Ho aspettato diciotto ore per avere una risposta. La risposta è stata, a velocità due punto cinque: mamma sì è un tatuaggio ma non dirlo al babbo, glielo dico io quando torno, ce lo siamo fatto tutte, sai non ci hanno chiesto i documenti ti piace è bellissimo vero?, e da lì cento foto di questo coniglio con la faccia umana. Bruttissimo. 
Scusa ma: è enorme.
No guarda: è piccolo.
A me sembra enorme.
No, è piccolo. È un coniglio medievale, che può viaggiare fra i mondi con un salto. Ti piace? Sei contenta? A me piace moltissimo. Non so cosa rispondere, ma capisco in un lampo che è il momento di mentire. Del resto è un coniglio, non un’ancora. Un coniglio, non una scritta assurda. Un coniglio, come il coniglio di Alice sempre in ritardo, e insomma niente di più adatto. Sì beh, è molto carino.

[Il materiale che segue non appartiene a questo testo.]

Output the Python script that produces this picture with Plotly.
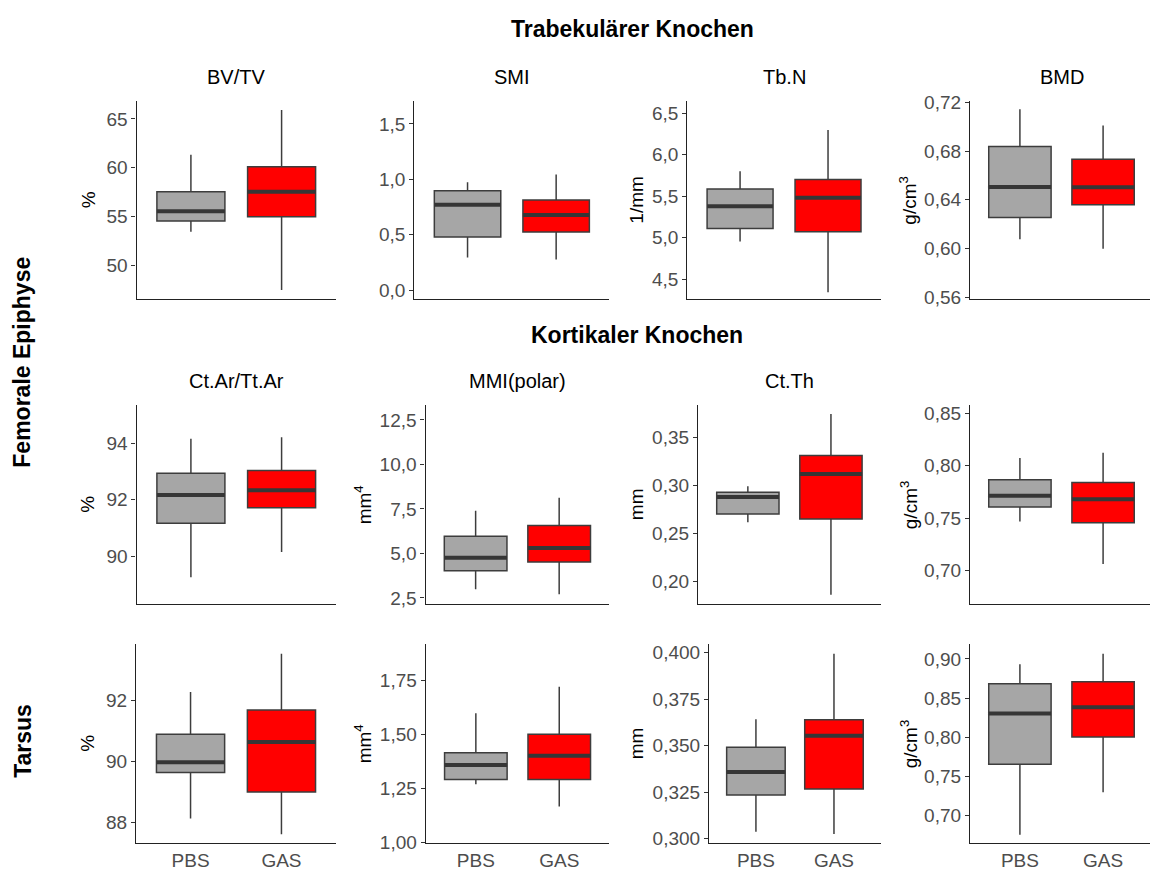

(Non vorrai mica essere la madre che si arrabbia per un tatuaggio? Non vorrai mica fare questa figura indecente? No, non voglio! Sono disposta a dire un sacco di bugie, sono disposta anche a farmi un tatuaggio a forma di ancora). È finita che io ho mantenuto il segreto sul tatuaggio, è finita che mia figlia è tornata da Madrid molto felice, con le maniche corte per far vedere il suo tatuaggio, il primo della vita di questa famiglia, è finita che nessuno si è accorto del tatuaggio nonostante le maniche corte ed è stato necessario fare un annuncio specifico. Un minuto prima non sapevamo come convincerli a dormire senza di noi, un minuto dopo siamo qui a lodare tatuaggi pur di sentirci ancora un po’ amati.